I really hope this title is one that survives Pilot Season to become a continuing title. I'd really like to see more of this one. The one thing that I think might give it problems in the voting is that it is in no way, shape, or form, a superhero story, and I wonder if maybe that's all that people are expecting from Pilot Season. I hope they're expecting more than just that. Highly Recommended.

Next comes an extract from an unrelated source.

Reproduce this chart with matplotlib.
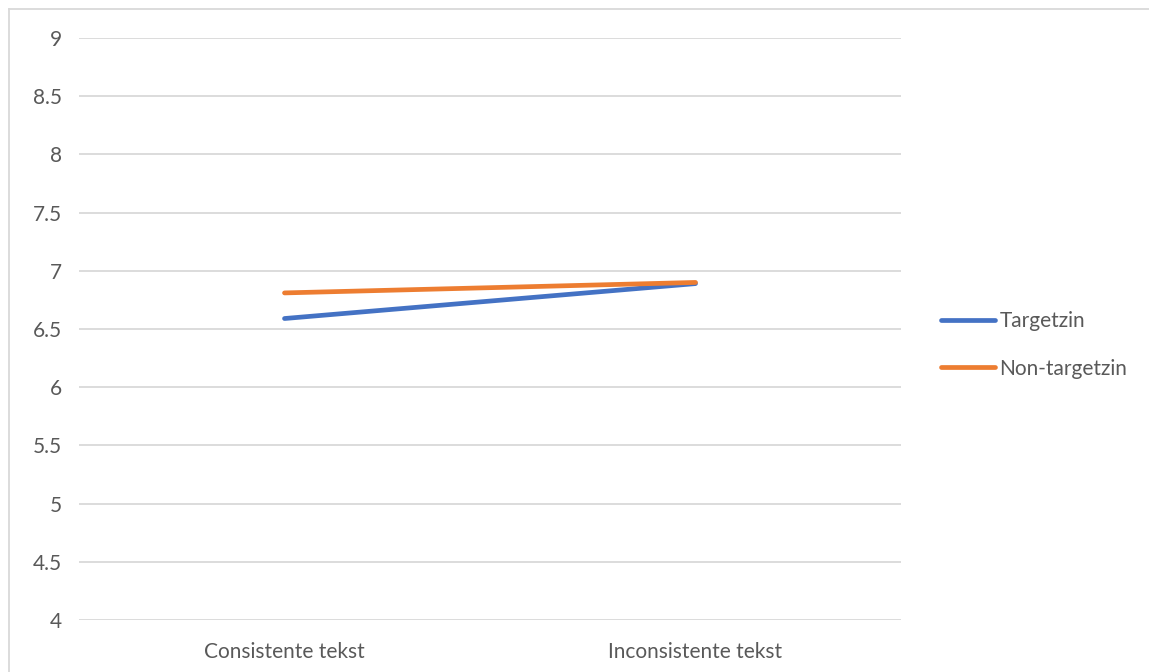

Pilot Season: Twilight Guardian (Hickman/Reza; Top Cow): Twilight Guardian, I suspect, is going to have a much tougher time than Genius in the voting. The story follows a young woman who, because of various difficult events in her past that we really only see the edges of, decides to become the superhero the world clearly needs. Only ... she's just a regular person, as far as we can tell. No particular powers or special abilities, just a decided lack of certain aspects of sanity. It's somewhat like Millar's Kick-Ass, only the Guardian herself comes off as somehow more reasonable and sane that Kick-Ass (and considerably less pummeled by the end of the first issue). It's not really that nothing happens in the issue -- although it is more about introducing the character than anything else -- but it's not jam packed and full of action, and I think that might hurt it against titles that are more conventionally busy, like Genius or Lady Pendragon (the other Pilot Season titles published to date this year). Reza's artwork is perfectly serviceable, helping tell the story without drawing attention to itself per se. Recommended.